Sunday, May 03, 2015

Process-Driven Trading: Trading With Quality

We often hear that traders should be process driven and strictly follow their process as a way of avoiding psychologically-driven biases and poor trading practices.  This draws upon an analogy between trading and the running of a manufacturing or service business.  In the business setting, you are looking for consistent, high quality.  Variability of output = low quality.  For example, if you're manufacturing a drug, you want the production process to turn out the same pill all the time.  If you're a delivery service, you want consistent on-time delivery--and you standardize each step of the process to make sure that happens.

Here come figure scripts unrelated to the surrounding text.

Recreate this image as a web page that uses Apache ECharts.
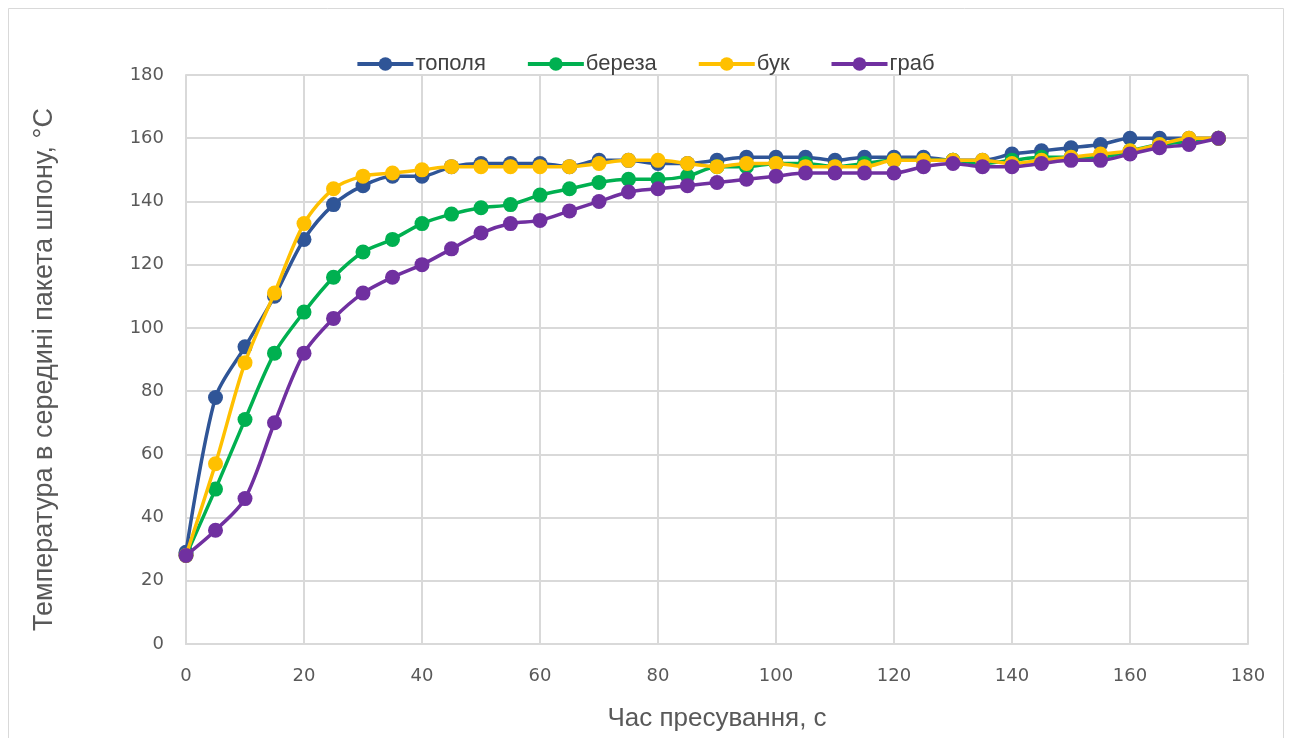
<!DOCTYPE html>
<html>
<head>
<meta charset="utf-8">
<script src="https://cdn.jsdelivr.net/npm/echarts@6/dist/echarts.min.js"></script>
<style>
html, body { margin: 0; padding: 0; background: #fff; }
#chart { width: 1290px; height: 738px; }
</style>
</head>
<body>
<div id="chart"></div>
<script>
// час пресування, с
var times = [0, 5, 10, 15, 20, 25, 30, 35, 40, 45, 50, 55, 60, 65, 70, 75, 80, 85,
    90, 95, 100, 105, 110, 115, 120, 125, 130, 135, 140, 145, 150, 155, 160, 165, 170, 175];

var topolya = [29, 78, 94, 110, 128, 139, 145, 148, 148, 151, 152, 152, 152, 151, 153, 153, 152, 152,
    153, 154, 154, 154, 153, 154, 154, 154, 153, 153, 155, 156, 157, 158, 160, 160, 160, 160];
var bereza = [28, 49, 71, 92, 105, 116, 124, 128, 133, 136, 138, 139, 142, 144, 146, 147, 147, 148,
    151, 151, 152, 152, 151, 152, 153, 153, 153, 152, 153, 154, 154, 154, 156, 158, 159, 160];
var buk = [28, 57, 89, 111, 133, 144, 148, 149, 150, 151, 151, 151, 151, 151, 152, 153, 153, 152,
    151, 152, 152, 151, 151, 151, 153, 153, 153, 153, 152, 153, 154, 155, 156, 158, 160, 160];
var hrab = [28, 36, 46, 70, 92, 103, 111, 116, 120, 125, 130, 133, 134, 137, 140, 143, 144, 145,
    146, 147, 148, 149, 149, 149, 149, 151, 152, 151, 151, 152, 153, 153, 155, 157, 158, 160];

var seriesNames = ['тополя', 'береза', 'бук', 'граб'];
var seriesColors = ['#2F5597', '#00B050', '#FFC000', '#7030A0'];
var seriesData = [topolya, bereza, buk, hrab];

var pairs = function (ys) {
    return times.map(function (t, i) { return [t, ys[i]]; });
};

var myChart = echarts.init(document.getElementById('chart'));

var gridColor = '#d9d9d9';
var labelColor = '#595959';
var titleFont = 'Liberation Sans Narrow, Arial Narrow, Liberation Sans, sans-serif';

var option = {
    animation: false,
    backgroundColor: '#fff',
    graphic: [{
        type: 'rect',
        shape: { x: 8.5, y: 8.5, width: 1275, height: 740 },
        style: { fill: 'none', stroke: '#d9d9d9', lineWidth: 1 },
        silent: true
    }],
    legend: {
        top: 48,
        left: 'center',
        itemWidth: 56,
        itemHeight: 17,
        itemGap: 40,
        lineStyle: { width: 4 },
        textStyle: { color: '#404040', fontSize: 22, fontFamily: titleFont, padding: [0, 0, 0, -3] },
        data: seriesNames
    },
    grid: {
        left: 186,
        right: 42,
        top: 75,
        bottom: 94,
        containLabel: false
    },
    xAxis: {
        type: 'value',
        min: 0,
        max: 180,
        interval: 20,
        name: 'Час пресування, с',
        nameLocation: 'middle',
        nameGap: 62,
        nameTextStyle: { color: labelColor, fontSize: 26, fontFamily: titleFont },
        axisLine: { show: true, lineStyle: { color: gridColor, width: 2 } },
        axisTick: { show: false },
        axisLabel: { color: labelColor, fontSize: 18, margin: 23, fontFamily: 'DejaVu Sans, sans-serif' },
        splitLine: { show: true, lineStyle: { color: gridColor, width: 2 } }
    },
    yAxis: {
        type: 'value',
        min: 0,
        max: 180,
        interval: 20,
        name: 'Температура в середині пакета шпону, °С',
        nameLocation: 'middle',
        nameRotate: 90,
        nameGap: 128,
        nameTextStyle: { color: labelColor, fontSize: 27, fontFamily: titleFont, padding: [0, 20, 0, 0] },
        axisLine: { show: true, lineStyle: { color: gridColor, width: 2 } },
        axisTick: { show: false },
        axisLabel: { color: labelColor, fontSize: 18, margin: 22, fontFamily: 'DejaVu Sans, sans-serif' },
        splitLine: { show: true, lineStyle: { color: gridColor, width: 2 } }
    },
    series: seriesNames.map(function (name, i) {
        return {
            name: name,
            type: 'line',
            smooth: 0.3,
            data: pairs(seriesData[i]),
            symbol: 'circle',
            symbolSize: 15,
            lineStyle: { color: seriesColors[i], width: 3.5 },
            itemStyle: { color: seriesColors[i] },
            z: 2 + i
        };
    })
};

myChart.setOption(option);
</script>
</body>
</html>
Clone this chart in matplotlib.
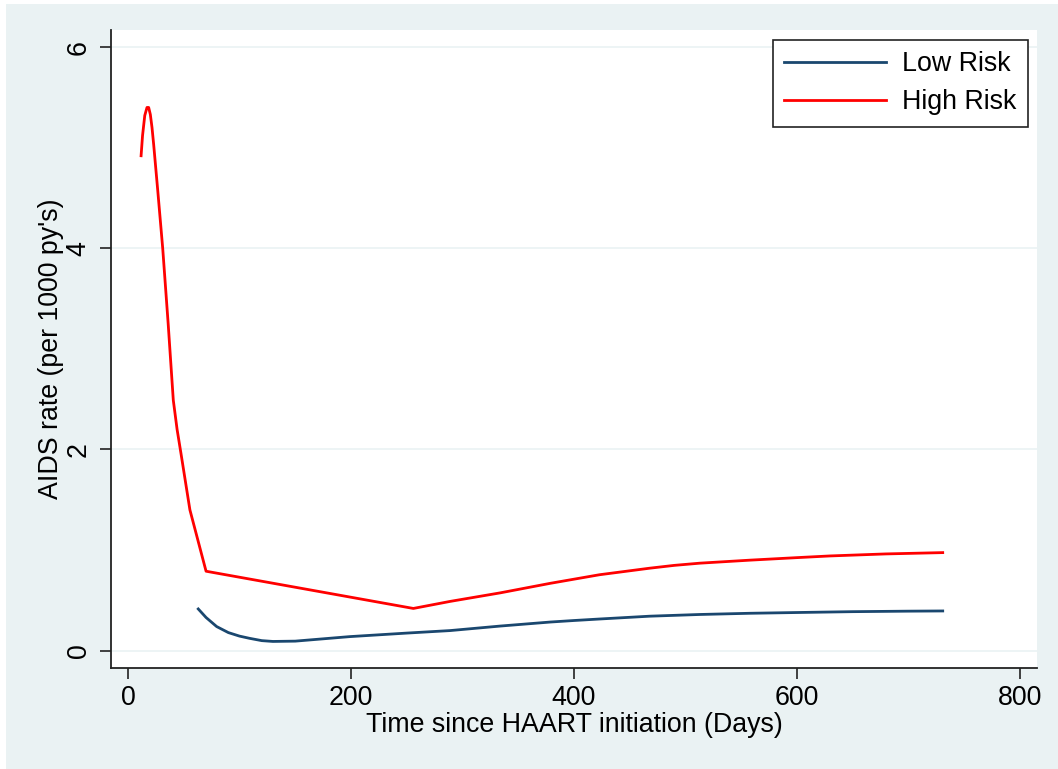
#! /usr/bin/env python3

#Recreate the AIDS rate by time since HAART initiation chart.

import numpy as np
import matplotlib
matplotlib.use('Agg')
import matplotlib.pyplot as plt
from matplotlib.patches import Rectangle

#Data.
lowDays = [63, 70, 79.5, 90, 100, 109, 120, 130, 150, 199, 250, 289, 334, 379,
           400, 423, 468, 513, 558, 603, 650, 700, 731]
lowRate = [0.415, 0.33, 0.24, 0.18, 0.145, 0.123, 0.10, 0.092, 0.095, 0.14, 0.175,
           0.20, 0.245, 0.285, 0.30, 0.315, 0.343, 0.36, 0.372, 0.38, 0.388, 0.393,
           0.395]

highDays = [11.7, 13, 15, 17, 18.5, 20, 21.5, 23, 26.6, 31.1, 36, 40.6, 44, 47.5,
            55.5, 70, 256, 289, 334, 379, 423, 468, 490, 513, 540, 558, 600, 630,
            680, 731]
highRate = [4.92, 5.12, 5.32, 5.40, 5.40, 5.33, 5.2, 5.03, 4.58, 4.0, 3.25, 2.49,
            2.2, 1.96, 1.40, 0.79, 0.42, 0.49, 0.575, 0.67, 0.755, 0.82, 0.848,
            0.87, 0.888, 0.90, 0.925, 0.942, 0.962, 0.975]

seriesNames = ['Low Risk', 'High Risk']
xTicks = [0, 200, 400, 600, 800]
yTicks = [0, 2, 4, 6]

def plotRates(outfile) :

  bgColor = '#EAF2F3'
  navy = '#1A476F'

  plt.rcParams['font.family'] = ['Liberation Sans', 'DejaVu Sans']
  plt.rcParams['font.size'] = 19.3

  fig = plt.figure(figsize = (10.58, 7.69), dpi = 100)
  fig.patch.set_facecolor('white')

  #Stata style graph region, leaving a thin white edge top and left.
  fig.patches.append(Rectangle((6/1058.0, -0.01), 1.0, 1.01 - 4/769.0,
                               transform = fig.transFigure, facecolor = bgColor,
                               edgecolor = 'none', zorder = -10))

  ax = fig.add_axes([111/1058.0, 1 - 668/769.0, 926/1058.0, 638/769.0])
  ax.set_facecolor('white')

  ax.plot(lowDays, lowRate, color = navy, lw = 2, label = seriesNames[0])
  ax.plot(highDays, highRate, color = 'red', lw = 2, label = seriesNames[1])

  ax.set_xlim(-15.3, 815.6)
  ax.set_ylim(-0.172, 6.17)

  ax.set_xticks(xTicks)
  ax.set_yticks(yTicks)
  ax.set_yticklabels([str(v) for v in yTicks], rotation = 90, va = 'center')

  #Horizontal gridlines only.
  ax.grid(axis = 'y', color = bgColor, lw = 1.2)
  ax.set_axisbelow(True)

  for side in ['top', 'right'] :
    ax.spines[side].set_visible(False)
  for side in ['left', 'bottom'] :
    ax.spines[side].set_color('#222222')
    ax.spines[side].set_linewidth(1.3)

  ax.tick_params(axis = 'both', direction = 'out', length = 8, width = 1.2,
                 color = '#222222')
  ax.tick_params(axis = 'x', pad = 4)
  ax.tick_params(axis = 'y', pad = 6)

  ax.set_xlabel('Time since HAART initiation (Days)', labelpad = 1)
  ax.set_ylabel("AIDS rate (per 1000 py's)", labelpad = 1)

  leg = ax.legend(loc = 'upper right', bbox_to_anchor = (1028/1058.0, 1 - 40/769.0),
                  bbox_transform = fig.transFigure, fancybox = False,
                  framealpha = 1, edgecolor = '#222222', handlelength = 3.8,
                  handletextpad = 0.6, labelspacing = 0.45, borderpad = 0.42,
                  borderaxespad = 0)
  leg.get_frame().set_linewidth(1.2)

  fig.savefig(outfile, dpi = 100, facecolor = fig.get_facecolor())
#End of the function plotRates.

def main() :
  plotRates('out.png')

if __name__ == '__main__':
  main()
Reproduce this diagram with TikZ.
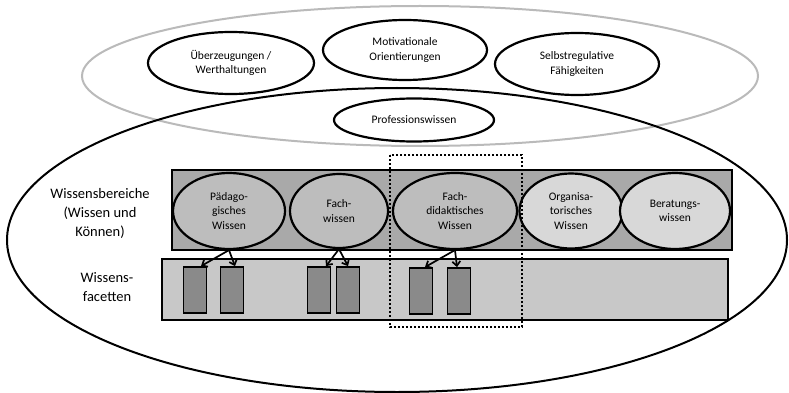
\documentclass[tikz,border=0pt]{standalone}
\usepackage{fontspec}
\setmainfont{Carlito}
\usepackage{xcolor}
\usetikzlibrary{shapes,arrows,positioning,calc,arrows.meta}

\definecolor{barDark}{HTML}{A9A9A9}
\definecolor{barLight}{HTML}{C8C8C8}
\definecolor{ellDark}{HTML}{BDBDBD}
\definecolor{ellLight}{HTML}{D8D8D8}
\definecolor{facet}{HTML}{8A8A8A}
\definecolor{ringGray}{HTML}{BABABA}

\begin{document}
\begin{tikzpicture}[x=1pt, y=-1pt,
    oval/.style={draw, ellipse, line width=2.2pt, inner sep=0pt, align=center, font=\fontsize{11.5}{14.5}\selectfont},
    facetbox/.style={draw, line width=1.8pt, fill=facet, minimum width=23pt, minimum height=46pt, inner sep=0pt},
    pfeil/.style={line width=1.7pt, -{Straight Barb[length=4.5pt, width=8pt]}}]
    \useasboundingbox (0,0) rectangle (789,393);
    \fill[white] (0,0) rectangle (789,393);

    % outer rings
    \draw[ringGray, line width=2pt] (420,76) ellipse [x radius=338pt, y radius=70pt];
    \draw[line width=2pt] (397,240) ellipse [x radius=390pt, y radius=152pt];

    \node[oval, fill=white, minimum width=166pt, minimum height=62pt] (uberz) at (231,63) {Überzeugungen /\\Werthaltungen};
    \node[oval, fill=white, minimum width=164pt, minimum height=60pt] (motiv) at (405,50) {Motivationale\\Orientierungen};
    \node[oval, fill=white, minimum width=164pt, minimum height=62pt] (selbst) at (577,64) {Selbstregulative\\Fähigkeiten};
    \node[oval, fill=white, minimum width=160pt, minimum height=43pt] (prof) at (414,120) {Professionswissen};

    % bars
    \draw[line width=2pt, fill=barDark] (172,170) rectangle (732,250);
    \draw[line width=2pt, fill=barLight] (162,259) rectangle (728,320);

    \node[align=center, font=\fontsize{14.5}{19}\selectfont] (bereiche) at (100,213) {Wissensbereiche\\(Wissen und\\Können)};
    \node[align=center, font=\fontsize{14.5}{19}\selectfont] (facetten) at (107,287) {Wissens-\\facetten};

    \node[oval, fill=ellDark, minimum width=112pt, minimum height=76pt] (paed) at (229,211) {Pädago-\\gisches\\Wissen};
    \node[oval, fill=ellDark, minimum width=98pt, minimum height=74pt] (fach) at (339,211) {Fach-\\wissen};
    \node[oval, fill=ellDark, minimum width=124pt, minimum height=76pt] (fdid) at (455,211) {Fach-\\didaktisches\\Wissen};
    \node[oval, fill=ellLight, minimum width=103pt, minimum height=75pt] (orga) at (571,211) {Organisa-\\torisches\\Wissen};
    \node[oval, fill=ellLight, minimum width=110pt, minimum height=76pt] (berat) at (675,211) {Beratungs-\\wissen};

    % facets
    \node[facetbox] (f1) at (195,290) {};
    \node[facetbox] (f2) at (232,290) {};
    \node[facetbox] (f3) at (319,290) {};
    \node[facetbox] (f4) at (348,290) {};
    \node[facetbox] (f5) at (421,291) {};
    \node[facetbox] (f6) at (459,291) {};

    \draw[pfeil] (paed.south) -- ([xshift=6pt]f1.north);
    \draw[pfeil] (paed.south) -- ([xshift=3pt]f2.north);
    \draw[pfeil] (fach.south) -- ([xshift=7pt]f3.north);
    \draw[pfeil] (fach.south) -- (f4.north);
    \draw[pfeil] (fdid.south) -- ([xshift=4pt]f5.north);
    \draw[pfeil] (fdid.south) -- ([xshift=-2pt]f6.north);

    % focus box
    \draw[line width=2pt, dash pattern=on 2pt off 2pt] (390,155) rectangle (522,327);
\end{tikzpicture}
\end{document}
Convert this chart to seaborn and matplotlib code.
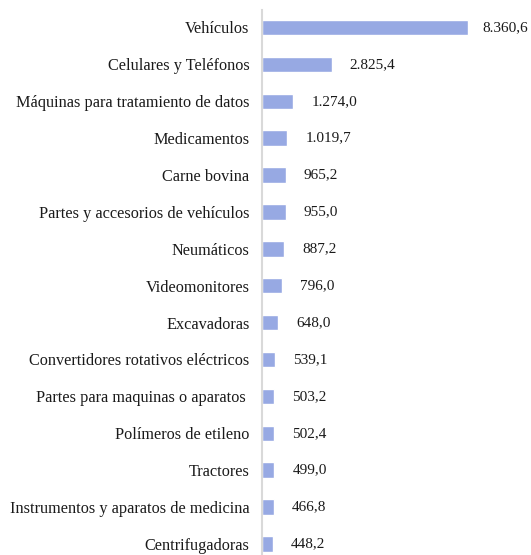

Essential to process-driven quality control are two ingredients: 1) measurement of outcomes and 2) identification of the activities that consistently generate those outcomes.  In the world of medicine, that has led to a focus on outcome research and the creation of evidence-based treatment protocols that standardize best practices.  If you receive surgery from an evidence-based treatment center, many of the decisions that are made, from the amount and type of anesthesia to the sterility of the operating room and the method of incision, will be laid out as protocols and derived from rigorous, controlled outcome studies.

When traders say that they are "following their process", what they should mean by that is that they have intensively studied what makes them money and what does not; identified their best trading practices; codified these best practices as protocols to follow; and then tracked their fidelity to these evidence-based practices.

In other words, a trader who is truly process-driven should demonstrate:

1)  Reliability - They do the same thing in the same situation each time;
2)  Validity - What they do is known to result in greater positive outcomes than following other procedures.

Most traders who speak of being process-driven do not truly track reliability and validity.  When they talk about being process-driven, what they mean is that they follow a routine.  Routines are necessary for quality control, but hardly sufficient.  Rowing a boat in a consistent manner doesn't help if you're headed in the wrong direction.  If traders don't track outcomes, identify the practices that generate favorable outcomes, and *then* ground routines in those practices, they are not trading with quality.

Trading with quality means putting as much time and effort into studying trading performance as studying markets.  The process-driven trader doesn't simply define a routine and follow it blindly.  Rather, process-driven trading means that you identify and understand what works and then systematically become more consistent in executing that.

Would you fly an airline that operated with the same quality control as you demonstrate in your trading?  

It's all about doing things right and doing the right things.